In terms of regulations, driving is on the right-hand side of the road, so all vehicles are left-hand drive. Muscat rush hour is from 07.00 to 09.00 and from 16.00 to 18.00, but with the dramatic increase in vehicles within Oman the traffic is rarely free-flowing. Be sure to carry your passport or identity card with you, along with your driving licence and hire-car agreement and insurance, in case you are asked to produce them at any time. In the event of an accident, however minor, the police must be called and the vehicles involved not moved until they have arrived.
Oman’s roads invite exploration by car, like here in Jabal Samhan © Tony Walsh
Be aware that there may be camels, goats or donkeys crossing the road at any time. Oncoming cars may flash their headlights at you to warn you to slow down for a possible hazard up ahead.

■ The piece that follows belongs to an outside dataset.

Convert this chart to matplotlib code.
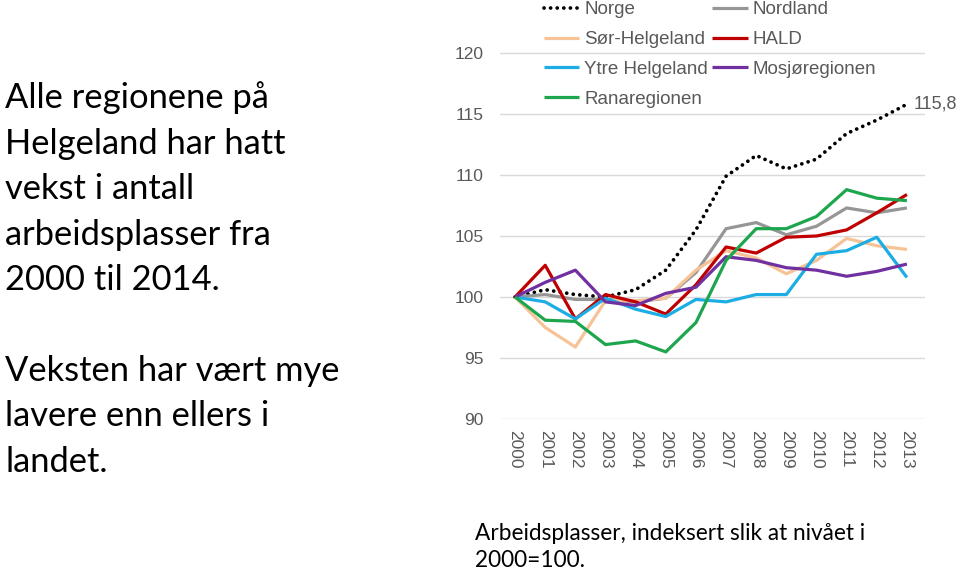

There is no difficulty in getting a hire car in Oman. Plenty of car-hire firms have desks in the arrivals area of Muscat International Airport, and car-hire desks/offices can also be found in the upper-range hotels, if you prefer to wait until you are rested before arranging things. The budget and mid-range hotels will also arrange a car for you on request. Most companies will drop a car off at your hotel.
Taxis are frequent and reliable and are the easiest means of transport in urban areas of Oman. Their orange and white colouring makes them particularly conspicuous. The turquoise and white versions are the airport taxis and the only taxis permitted to pick passengers up from the terminal, although dropping people off is open to all.
Sometimes called baisa buses, these are orange and white 13-seater van-type vehicles. They operate fixed routes and can be flagged down along the highway. Tell the driver your destination and he will tell you if he is going there.
For longer journeys you might like to consider taking a bus. The longdistance ones have air conditioning and stop at regular intervals for refreshments. Bollywood and kung fu movies are the staple on-board entertainment, which will either help you to sleep or keep you awake, depending on your inclination.